--- START Given information ---

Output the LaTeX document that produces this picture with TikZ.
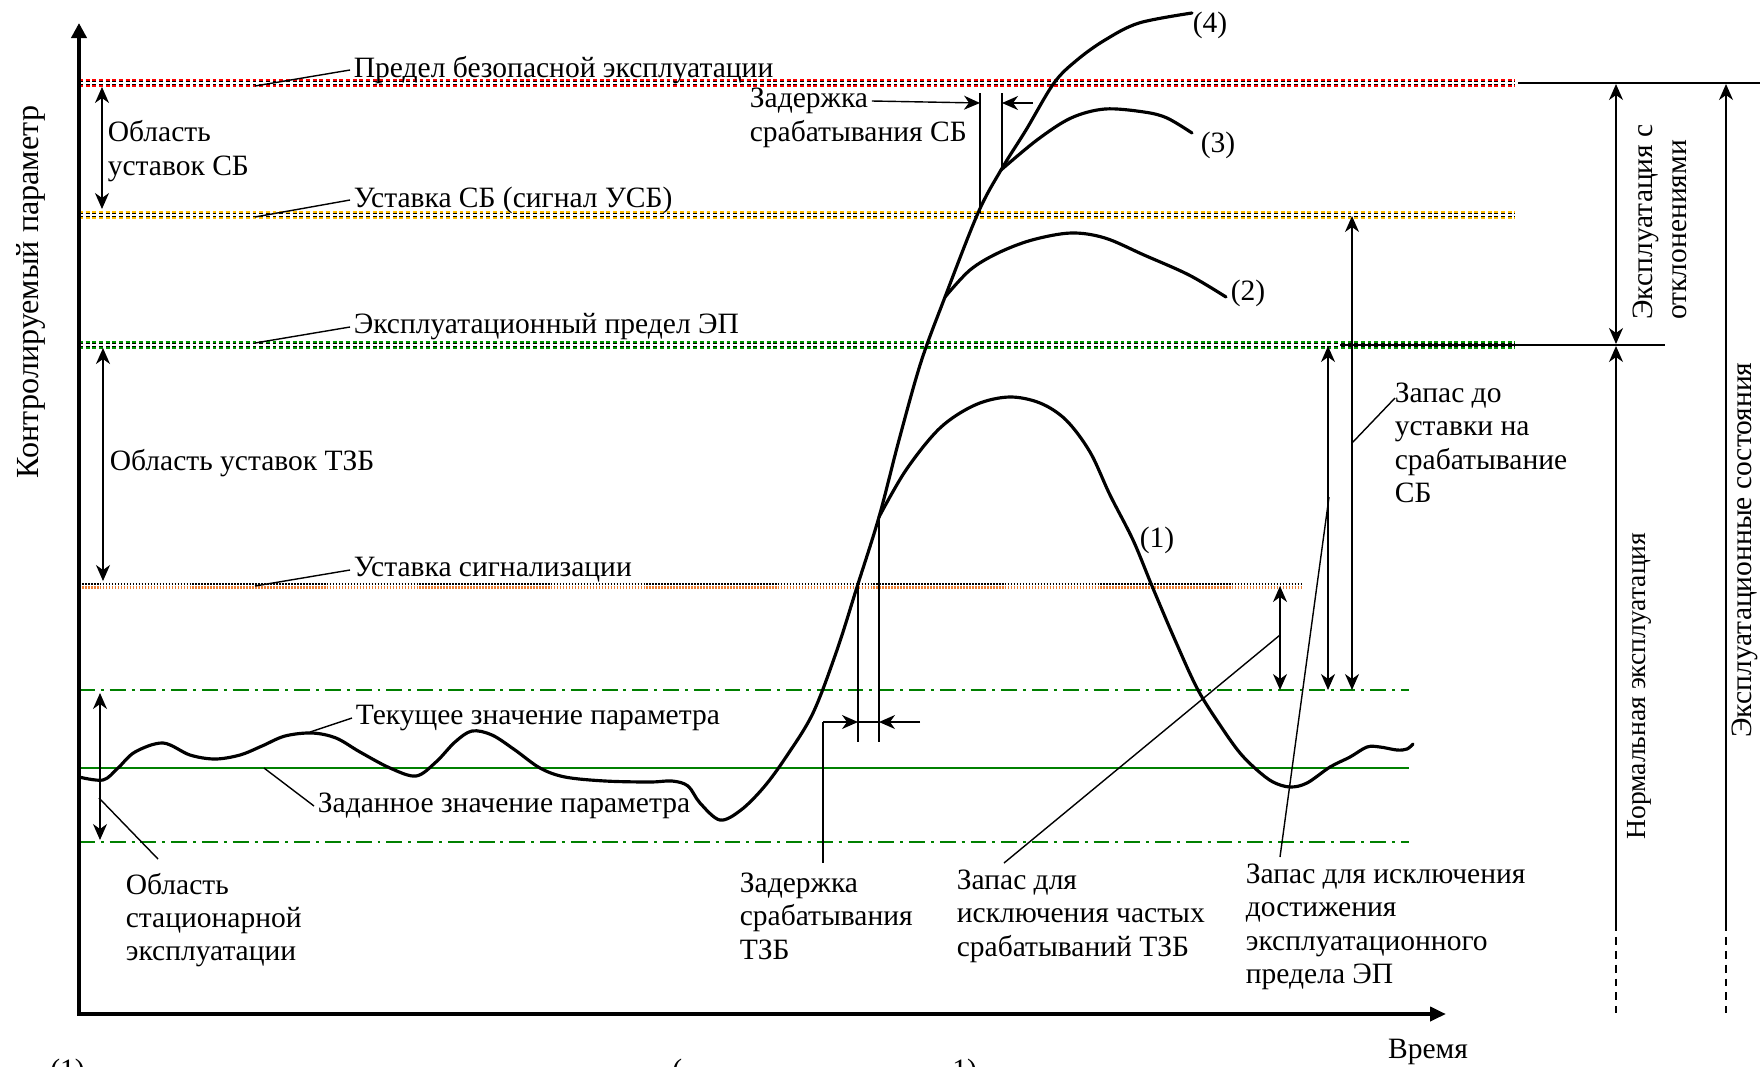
\documentclass[tikz,border=0pt]{standalone}
\usepackage{fontspec}
\setmainfont{Liberation Serif}
\usetikzlibrary{arrows.meta,calc}
\definecolor{limred}{RGB}{255,0,0}
\definecolor{limyellow}{RGB}{255,192,0}
\definecolor{limgreen}{RGB}{0,150,0}
\definecolor{setgreen}{RGB}{0,128,0}
\definecolor{sigorange}{RGB}{237,125,49}

\begin{document}
\begin{tikzpicture}[x=0.02cm,y=-0.02cm,
  >={Stealth[length=3.2mm,width=2.8mm,inset=1mm]},
  font=\fontsize{16.8}{19}\selectfont,
  txt/.style={inner sep=2pt,align=left,anchor=west},
  thinln/.style={line width=0.8pt},
  curve/.style={line width=1.8pt,line join=round,line cap=round},
  limline/.style={line width=5pt,dash pattern=on 2.2pt off 1.6pt},
  limblack/.style={line width=2.1pt,black,dash pattern=on 2.2pt off 1.6pt},
  limgap/.style={line width=0.7pt,white,dash pattern=on 2.2pt off 1.6pt},
  dashdot/.style={line width=1.4pt,setgreen,dash pattern=on 9pt off 3.4pt on 1.7pt off 3.4pt},
  brk/.style={thinln,dash pattern=on 4.5pt off 3.4pt}]
\fill[white] (0,0) rectangle (1762,1066);
\useasboundingbox (0,0) rectangle (1762,1066);

% limit lines
\foreach \yy/\cc in {83/limred,215/limyellow,345/limgreen}{
  \draw[limline,\cc] (79,\yy) -- (1515,\yy);
  \draw[limblack] (79,\yy) -- (1515,\yy);
  \draw[limgap] (79,\yy) -- (1515,\yy);
}
\draw[sigorange,line width=1.6pt,dash pattern=on 0.9pt off 0.8pt] (79,587.5) -- (1301,587.5);
\draw[line width=0.9pt,dash pattern=on 0.9pt off 0.8pt] (79,584) -- (1301,584);
\draw[dashdot] (79,690) -- (1409,690);
\draw[dashdot] (79,842) -- (1409,842);
\draw[setgreen,line width=1.2pt] (79,768) -- (1409,768);
\draw[thinln] (1518,83) -- (1760,83);
\draw[thinln] (1340,345) -- (1665,345);

% axes
\draw[line width=2.2pt,{Triangle[length=3mm,width=3mm]}-{Triangle[length=3.2mm,width=2.8mm]}]
  (79,23) -- (79,1014) -- (1446,1014);

% parameter curves
\draw[curve] plot[smooth,tension=0.55] coordinates {(79,777) (103,780) (118,768) (135,752)
  (163,743) (190,755) (215,759) (240,755) (262,746) (285,736) (312,733) (336,738) (360,752)
  (390,768) (416,776) (436,762) (455,742) (472,731) (492,735) (515,750) (540,768) (565,777)
  (605,781) (650,782) (672,781) (688,786) (700,803) (720,820) (741,810) (764,787) (786,757)
  (813,713) (837,650) (857,587) (879,517) (899,440) (921,362) (945,297) (978,213) (1001,170)
  (1026,130) (1054,83) (1077,60) (1105,40) (1139,23) (1192,13)};
\draw[curve] plot[smooth,tension=0.55] coordinates {(879,517) (906,470) (940,428) (975,405)
  (1009,397) (1040,403) (1066,420) (1090,452) (1110,495) (1133,540) (1152,586) (1175,640)
  (1198,690) (1222,728) (1240,753) (1257,770) (1273,782) (1290,787) (1307,783) (1330,767)
  (1350,757) (1367,747) (1380,747) (1397,750) (1407,749) (1413,744)};
\draw[curve] plot[smooth,tension=0.55] coordinates {(945,297) (970,270) (998,253) (1032,240)
  (1071,233) (1105,238) (1144,255) (1189,275) (1226,297)};
\draw[curve] plot[smooth,tension=0.55] coordinates {(1001,170) (1037,140) (1071,118)
  (1105,109) (1144,112) (1167,118) (1192,133)};

% delay of TZB
\draw[thinln] (858,587) -- (858,742);
\draw[thinln] (879,517) -- (879,742);
\draw[thinln,->] (823,722) -- (858,722);
\draw[thinln] (858,722) -- (879,722);
\draw[thinln,->] (920,722) -- (879,722);
% delay of SB
\draw[thinln] (980,93) -- (980,213);
\draw[thinln] (1002,93) -- (1002,170);
\draw[thinln,->] (1033,103) -- (1002,103);

% ranges
\draw[thinln,<->] (102,87) -- (102,209);
\draw[thinln,<->] (103,348) -- (103,581);
\draw[thinln,<->] (100,693) -- (100,840);
\draw[thinln,<->] (1280,586) -- (1280,690);
\draw[thinln,<->] (1328,346) -- (1328,690);
\draw[thinln,<->] (1352,216) -- (1352,690);
\draw[thinln,<->] (1616,84) -- (1616,344);
\draw[thinln,<-] (1616,346) -- (1616,923);
\draw[brk] (1616,923) -- (1616,1013);
\draw[thinln,<-] (1726,84) -- (1726,923);
\draw[brk] (1726,923) -- (1726,1013);

% labels
\node[txt] (tPredel) at (350,70) {Предел безопасной эксплуатации};
\node[txt] (tUSB) at (350,200) {Уставка СБ (сигнал УСБ)};
\node[txt] (tEP) at (350,327) {Эксплуатационный предел ЭП};
\node[txt] (tSig) at (350,570) {Уставка сигнализации};
\node[txt] (tCur) at (352,718) {Текущее значение параметра};
\node[txt] (tSet) at (314,806) {Заданное значение параметра};
\node[txt] (tSBreg) at (104,151) {Область\\уставок СБ};
\node[txt] (tTZBreg) at (106,463) {Область уставок ТЗБ};
\node[txt] (tStat) at (122,920) {Область\\стационарной\\эксплуатации};
\node[txt] (tDelTZB) at (736,916) {Задержка\\срабатывания\\ТЗБ};
\node[txt] (tFreq) at (953,916) {Запас для\\исключения частых\\срабатываний ТЗБ};
\node[txt] (tEPmarg) at (1242,927) {Запас для исключения\\достижения\\эксплуатационного\\предела ЭП};
\node[txt] (tSBmarg) at (1391,443) {Запас до\\уставки на\\срабатывание\\СБ};
\node[txt] (tDelSBa) at (746,101) {Задержка};
\node[txt] (tDelSBb) at (746,134) {срабатывания СБ};
\node (c1) at (1157,540) {(1)};
\node (c2) at (1248,293) {(2)};
\node (c3) at (1218,145) {(3)};
\node (c4) at (1210,25) {(4)};
\node (tTime) at (1428,1052) {Время};
\node[rotate=90,font=\fontsize{18.3}{21}\selectfont] (tAxis) at (31,292) {Контролируемый параметр};
\node[rotate=90,anchor=west,align=left,inner sep=0pt] (tDev) at (1660,320) {Эксплуатация с\\отклонениями};
\node[rotate=90,anchor=west,inner sep=0pt,font=\fontsize{15.7}{19}\selectfont] (tNorm) at (1639,840) {Нормальная эксплуатация};
\node[rotate=90,anchor=west,inner sep=0pt] (tStates) at (1745,738) {Эксплуатационные состояния};
\node[anchor=north west,inner sep=0pt] (cutA) at (50,1059) {(1)};
\node[anchor=north west,inner sep=0pt] (cutB) at (672,1059) {(};
\node[anchor=north west,inner sep=0pt] (cutC) at (952,1059) {1)};

% leaders
\draw[thinln] (255,86) -- (tPredel.west);
\draw[thinln] (255,217) -- (tUSB.west);
\draw[thinln] (255,343) -- (tEP.west);
\draw[thinln] (255,586) -- (tSig.west);
\draw[thinln] (310,732) -- (tCur.west);
\draw[thinln] (264,768) -- (tSet.west);
\draw[thinln] (99,798) -- (158,859);
\draw[thinln] (823,722) -- (823,863);
\draw[thinln] (1280,635) -- (1004,863);
\draw[thinln] (1329,497) -- (1280,857);
\draw[thinln] (1352,443) -- (1395,398);
\draw[thinln,->] (tDelSBa.east) -- (980,103);
\end{tikzpicture}
\end{document}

--- END Given information ---

§ **Task to carry out**: Without the pictures, copy the material exactly as given.

§ **Finished exercise**:
Output the LaTeX document that produces this picture with TikZ.
\documentclass[tikz,border=0pt]{standalone}
\usepackage{fontspec}
\setmainfont{Liberation Serif}
\usetikzlibrary{arrows.meta,calc}
\definecolor{limred}{RGB}{255,0,0}
\definecolor{limyellow}{RGB}{255,192,0}
\definecolor{limgreen}{RGB}{0,150,0}
\definecolor{setgreen}{RGB}{0,128,0}
\definecolor{sigorange}{RGB}{237,125,49}

\begin{document}
\begin{tikzpicture}[x=0.02cm,y=-0.02cm,
  >={Stealth[length=3.2mm,width=2.8mm,inset=1mm]},
  font=\fontsize{16.8}{19}\selectfont,
  txt/.style={inner sep=2pt,align=left,anchor=west},
  thinln/.style={line width=0.8pt},
  curve/.style={line width=1.8pt,line join=round,line cap=round},
  limline/.style={line width=5pt,dash pattern=on 2.2pt off 1.6pt},
  limblack/.style={line width=2.1pt,black,dash pattern=on 2.2pt off 1.6pt},
  limgap/.style={line width=0.7pt,white,dash pattern=on 2.2pt off 1.6pt},
  dashdot/.style={line width=1.4pt,setgreen,dash pattern=on 9pt off 3.4pt on 1.7pt off 3.4pt},
  brk/.style={thinln,dash pattern=on 4.5pt off 3.4pt}]
\fill[white] (0,0) rectangle (1762,1066);
\useasboundingbox (0,0) rectangle (1762,1066);

% limit lines
\foreach \yy/\cc in {83/limred,215/limyellow,345/limgreen}{
  \draw[limline,\cc] (79,\yy) -- (1515,\yy);
  \draw[limblack] (79,\yy) -- (1515,\yy);
  \draw[limgap] (79,\yy) -- (1515,\yy);
}
\draw[sigorange,line width=1.6pt,dash pattern=on 0.9pt off 0.8pt] (79,587.5) -- (1301,587.5);
\draw[line width=0.9pt,dash pattern=on 0.9pt off 0.8pt] (79,584) -- (1301,584);
\draw[dashdot] (79,690) -- (1409,690);
\draw[dashdot] (79,842) -- (1409,842);
\draw[setgreen,line width=1.2pt] (79,768) -- (1409,768);
\draw[thinln] (1518,83) -- (1760,83);
\draw[thinln] (1340,345) -- (1665,345);

% axes
\draw[line width=2.2pt,{Triangle[length=3mm,width=3mm]}-{Triangle[length=3.2mm,width=2.8mm]}]
  (79,23) -- (79,1014) -- (1446,1014);

% parameter curves
\draw[curve] plot[smooth,tension=0.55] coordinates {(79,777) (103,780) (118,768) (135,752)
  (163,743) (190,755) (215,759) (240,755) (262,746) (285,736) (312,733) (336,738) (360,752)
  (390,768) (416,776) (436,762) (455,742) (472,731) (492,735) (515,750) (540,768) (565,777)
  (605,781) (650,782) (672,781) (688,786) (700,803) (720,820) (741,810) (764,787) (786,757)
  (813,713) (837,650) (857,587) (879,517) (899,440) (921,362) (945,297) (978,213) (1001,170)
  (1026,130) (1054,83) (1077,60) (1105,40) (1139,23) (1192,13)};
\draw[curve] plot[smooth,tension=0.55] coordinates {(879,517) (906,470) (940,428) (975,405)
  (1009,397) (1040,403) (1066,420) (1090,452) (1110,495) (1133,540) (1152,586) (1175,640)
  (1198,690) (1222,728) (1240,753) (1257,770) (1273,782) (1290,787) (1307,783) (1330,767)
  (1350,757) (1367,747) (1380,747) (1397,750) (1407,749) (1413,744)};
\draw[curve] plot[smooth,tension=0.55] coordinates {(945,297) (970,270) (998,253) (1032,240)
  (1071,233) (1105,238) (1144,255) (1189,275) (1226,297)};
\draw[curve] plot[smooth,tension=0.55] coordinates {(1001,170) (1037,140) (1071,118)
  (1105,109) (1144,112) (1167,118) (1192,133)};

% delay of TZB
\draw[thinln] (858,587) -- (858,742);
\draw[thinln] (879,517) -- (879,742);
\draw[thinln,->] (823,722) -- (858,722);
\draw[thinln] (858,722) -- (879,722);
\draw[thinln,->] (920,722) -- (879,722);
% delay of SB
\draw[thinln] (980,93) -- (980,213);
\draw[thinln] (1002,93) -- (1002,170);
\draw[thinln,->] (1033,103) -- (1002,103);

% ranges
\draw[thinln,<->] (102,87) -- (102,209);
\draw[thinln,<->] (103,348) -- (103,581);
\draw[thinln,<->] (100,693) -- (100,840);
\draw[thinln,<->] (1280,586) -- (1280,690);
\draw[thinln,<->] (1328,346) -- (1328,690);
\draw[thinln,<->] (1352,216) -- (1352,690);
\draw[thinln,<->] (1616,84) -- (1616,344);
\draw[thinln,<-] (1616,346) -- (1616,923);
\draw[brk] (1616,923) -- (1616,1013);
\draw[thinln,<-] (1726,84) -- (1726,923);
\draw[brk] (1726,923) -- (1726,1013);

% labels
\node[txt] (tPredel) at (350,70) {Предел безопасной эксплуатации};
\node[txt] (tUSB) at (350,200) {Уставка СБ (сигнал УСБ)};
\node[txt] (tEP) at (350,327) {Эксплуатационный предел ЭП};
\node[txt] (tSig) at (350,570) {Уставка сигнализации};
\node[txt] (tCur) at (352,718) {Текущее значение параметра};
\node[txt] (tSet) at (314,806) {Заданное значение параметра};
\node[txt] (tSBreg) at (104,151) {Область\\уставок СБ};
\node[txt] (tTZBreg) at (106,463) {Область уставок ТЗБ};
\node[txt] (tStat) at (122,920) {Область\\стационарной\\эксплуатации};
\node[txt] (tDelTZB) at (736,916) {Задержка\\срабатывания\\ТЗБ};
\node[txt] (tFreq) at (953,916) {Запас для\\исключения частых\\срабатываний ТЗБ};
\node[txt] (tEPmarg) at (1242,927) {Запас для исключения\\достижения\\эксплуатационного\\предела ЭП};
\node[txt] (tSBmarg) at (1391,443) {Запас до\\уставки на\\срабатывание\\СБ};
\node[txt] (tDelSBa) at (746,101) {Задержка};
\node[txt] (tDelSBb) at (746,134) {срабатывания СБ};
\node (c1) at (1157,540) {(1)};
\node (c2) at (1248,293) {(2)};
\node (c3) at (1218,145) {(3)};
\node (c4) at (1210,25) {(4)};
\node (tTime) at (1428,1052) {Время};
\node[rotate=90,font=\fontsize{18.3}{21}\selectfont] (tAxis) at (31,292) {Контролируемый параметр};
\node[rotate=90,anchor=west,align=left,inner sep=0pt] (tDev) at (1660,320) {Эксплуатация с\\отклонениями};
\node[rotate=90,anchor=west,inner sep=0pt,font=\fontsize{15.7}{19}\selectfont] (tNorm) at (1639,840) {Нормальная эксплуатация};
\node[rotate=90,anchor=west,inner sep=0pt] (tStates) at (1745,738) {Эксплуатационные состояния};
\node[anchor=north west,inner sep=0pt] (cutA) at (50,1059) {(1)};
\node[anchor=north west,inner sep=0pt] (cutB) at (672,1059) {(};
\node[anchor=north west,inner sep=0pt] (cutC) at (952,1059) {1)};

% leaders
\draw[thinln] (255,86) -- (tPredel.west);
\draw[thinln] (255,217) -- (tUSB.west);
\draw[thinln] (255,343) -- (tEP.west);
\draw[thinln] (255,586) -- (tSig.west);
\draw[thinln] (310,732) -- (tCur.west);
\draw[thinln] (264,768) -- (tSet.west);
\draw[thinln] (99,798) -- (158,859);
\draw[thinln] (823,722) -- (823,863);
\draw[thinln] (1280,635) -- (1004,863);
\draw[thinln] (1329,497) -- (1280,857);
\draw[thinln] (1352,443) -- (1395,398);
\draw[thinln,->] (tDelSBa.east) -- (980,103);
\end{tikzpicture}
\end{document}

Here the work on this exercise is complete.